## SET TASK
Transcribe the whole listing without a single picture.

## RECORDED DATA
-*-*-

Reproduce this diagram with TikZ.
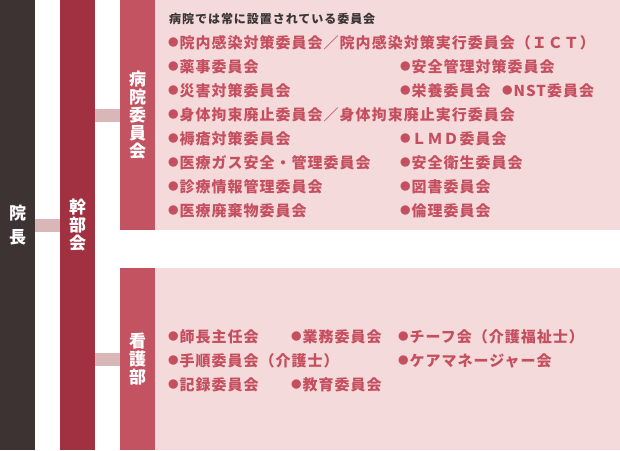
\documentclass[tikz,border=0pt]{standalone}
\usepackage{fontspec}
\newfontfamily\jp{Noto Sans CJK JP}
\newfontfamily\jpi{Noto Sans CJK JP}[LetterSpace=6.7]
\newfontfamily\jph{Noto Sans CJK JP}[LetterSpace=8]
\definecolor{inchoc}{HTML}{3E3333}
\definecolor{kanbuc}{HTML}{A13040}
\definecolor{iinc}{HTML}{C45362}
\definecolor{pinkc}{HTML}{F5DADB}
\definecolor{connc}{HTML}{D9B6B7}
\definecolor{itemc}{HTML}{C44F5F}
\definecolor{headc}{HTML}{3A3535}
\newcommand\bul{\hspace{-1.2pt}{\fontsize{10.5}{10.5}\selectfont\raisebox{1.7pt}{●}}\hspace{1.2pt}}
\tikzset{
  col/.style={draw=none, inner sep=0pt, text=white, align=center, anchor=north west,
    font={\jp\bfseries\fontsize{17}{18}\selectfont}},
  pinkbox/.style={fill=pinkc, draw=none, inner sep=0pt, anchor=north west},
  conn/.style={draw=connc, line width=13pt},
  item/.style={anchor=base west, inner sep=0pt, text=itemc, font={\jpi\bfseries\fontsize{15}{15}\selectfont}},
  head/.style={anchor=base west, inner sep=0pt, text=headc, font={\jph\bfseries\fontsize{12}{12}\selectfont}},
}
\begin{document}
\begin{tikzpicture}[x=1pt,y=-1pt]
\useasboundingbox[fill=white] (0,0) rectangle (620,450);
% pink areas
\node[pinkbox, minimum width=465pt, minimum height=230pt] (hosparea) at (155,0) {};
\node[pinkbox, minimum width=465pt, minimum height=182pt] (nursarea) at (155,268) {};
% columns
\node[col, fill=inchoc, minimum width=35pt, minimum height=450pt] (incho) at (0,0) {院\\[6pt]長};
\node[col, fill=kanbuc, minimum width=35pt, minimum height=450pt] (kanbu) at (60,0) {幹\\部\\会};
\node[col, fill=iinc, minimum width=35pt, minimum height=230pt] (byoin) at (120,0) {病\\院\\委\\員\\会};
\node[col, fill=iinc, minimum width=35pt, minimum height=182pt] (kango) at (120,268) {看\\護\\部};
% connectors
\draw[conn] (incho.east) -- (kanbu.west);
\draw[conn] (kanbu.east |- byoin.west) -- (byoin.west);
\draw[conn] (kanbu.east |- kango.west) -- (kango.west);
% hospital committees
\node[head] (h0) at (169,23.5) {病院では常に設置されている委員会};
\node[item] (a1) at (169,48) {\bul 院内感染対策委員会／院内感染対策実行委員会（ＩＣＴ）};
\node[item] (a2) at (169,72) {\bul 薬事委員会};
\node[item] (b2) at (401,72) {\bul 安全管理対策委員会};
\node[item] (a3) at (169,96) {\bul 災害対策委員会};
\node[item] (b3) at (401,96) {\bul 栄養委員会};
\node[item] (c3) at (503,96) {\bul NST委員会};
\node[item] (a4) at (169,120) {\bul 身体拘束廃止委員会／身体拘束廃止実行委員会};
\node[item] (a5) at (169,144) {\bul 褥瘡対策委員会};
\node[item] (b5) at (401,144) {\bul ＬＭＤ委員会};
\node[item] (a6) at (169,168) {\bul 医療ガス安全・管理委員会};
\node[item] (b6) at (401,168) {\bul 安全衛生委員会};
\node[item] (a7) at (169,192) {\bul 診療情報管理委員会};
\node[item] (b7) at (401,192) {\bul 図書委員会};
\node[item] (a8) at (169,216) {\bul 医療廃棄物委員会};
\node[item] (b8) at (401,216) {\bul 倫理委員会};
% nursing
\node[item] (n1) at (169,342) {\bul 師長主任会};
\node[item] (n2) at (292,342) {\bul 業務委員会};
\node[item] (n3) at (399,342) {\bul チーフ会（介護福祉士）};
\node[item] (n4) at (169,366) {\bul 手順委員会（介護士）};
\node[item] (n5) at (399,366) {\bul ケアマネージャー会};
\node[item] (n6) at (169,390) {\bul 記録委員会};
\node[item] (n7) at (292,390) {\bul 教育委員会};
\end{tikzpicture}
\end{document}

-*-*-

## RESULT OF THE EXERCISE
Reproduce this diagram with TikZ.
\documentclass[tikz,border=0pt]{standalone}
\usepackage{fontspec}
\newfontfamily\jp{Noto Sans CJK JP}
\newfontfamily\jpi{Noto Sans CJK JP}[LetterSpace=6.7]
\newfontfamily\jph{Noto Sans CJK JP}[LetterSpace=8]
\definecolor{inchoc}{HTML}{3E3333}
\definecolor{kanbuc}{HTML}{A13040}
\definecolor{iinc}{HTML}{C45362}
\definecolor{pinkc}{HTML}{F5DADB}
\definecolor{connc}{HTML}{D9B6B7}
\definecolor{itemc}{HTML}{C44F5F}
\definecolor{headc}{HTML}{3A3535}
\newcommand\bul{\hspace{-1.2pt}{\fontsize{10.5}{10.5}\selectfont\raisebox{1.7pt}{●}}\hspace{1.2pt}}
\tikzset{
  col/.style={draw=none, inner sep=0pt, text=white, align=center, anchor=north west,
    font={\jp\bfseries\fontsize{17}{18}\selectfont}},
  pinkbox/.style={fill=pinkc, draw=none, inner sep=0pt, anchor=north west},
  conn/.style={draw=connc, line width=13pt},
  item/.style={anchor=base west, inner sep=0pt, text=itemc, font={\jpi\bfseries\fontsize{15}{15}\selectfont}},
  head/.style={anchor=base west, inner sep=0pt, text=headc, font={\jph\bfseries\fontsize{12}{12}\selectfont}},
}
\begin{document}
\begin{tikzpicture}[x=1pt,y=-1pt]
\useasboundingbox[fill=white] (0,0) rectangle (620,450);
% pink areas
\node[pinkbox, minimum width=465pt, minimum height=230pt] (hosparea) at (155,0) {};
\node[pinkbox, minimum width=465pt, minimum height=182pt] (nursarea) at (155,268) {};
% columns
\node[col, fill=inchoc, minimum width=35pt, minimum height=450pt] (incho) at (0,0) {院\\[6pt]長};
\node[col, fill=kanbuc, minimum width=35pt, minimum height=450pt] (kanbu) at (60,0) {幹\\部\\会};
\node[col, fill=iinc, minimum width=35pt, minimum height=230pt] (byoin) at (120,0) {病\\院\\委\\員\\会};
\node[col, fill=iinc, minimum width=35pt, minimum height=182pt] (kango) at (120,268) {看\\護\\部};
% connectors
\draw[conn] (incho.east) -- (kanbu.west);
\draw[conn] (kanbu.east |- byoin.west) -- (byoin.west);
\draw[conn] (kanbu.east |- kango.west) -- (kango.west);
% hospital committees
\node[head] (h0) at (169,23.5) {病院では常に設置されている委員会};
\node[item] (a1) at (169,48) {\bul 院内感染対策委員会／院内感染対策実行委員会（ＩＣＴ）};
\node[item] (a2) at (169,72) {\bul 薬事委員会};
\node[item] (b2) at (401,72) {\bul 安全管理対策委員会};
\node[item] (a3) at (169,96) {\bul 災害対策委員会};
\node[item] (b3) at (401,96) {\bul 栄養委員会};
\node[item] (c3) at (503,96) {\bul NST委員会};
\node[item] (a4) at (169,120) {\bul 身体拘束廃止委員会／身体拘束廃止実行委員会};
\node[item] (a5) at (169,144) {\bul 褥瘡対策委員会};
\node[item] (b5) at (401,144) {\bul ＬＭＤ委員会};
\node[item] (a6) at (169,168) {\bul 医療ガス安全・管理委員会};
\node[item] (b6) at (401,168) {\bul 安全衛生委員会};
\node[item] (a7) at (169,192) {\bul 診療情報管理委員会};
\node[item] (b7) at (401,192) {\bul 図書委員会};
\node[item] (a8) at (169,216) {\bul 医療廃棄物委員会};
\node[item] (b8) at (401,216) {\bul 倫理委員会};
% nursing
\node[item] (n1) at (169,342) {\bul 師長主任会};
\node[item] (n2) at (292,342) {\bul 業務委員会};
\node[item] (n3) at (399,342) {\bul チーフ会（介護福祉士）};
\node[item] (n4) at (169,366) {\bul 手順委員会（介護士）};
\node[item] (n5) at (399,366) {\bul ケアマネージャー会};
\node[item] (n6) at (169,390) {\bul 記録委員会};
\node[item] (n7) at (292,390) {\bul 教育委員会};
\end{tikzpicture}
\end{document}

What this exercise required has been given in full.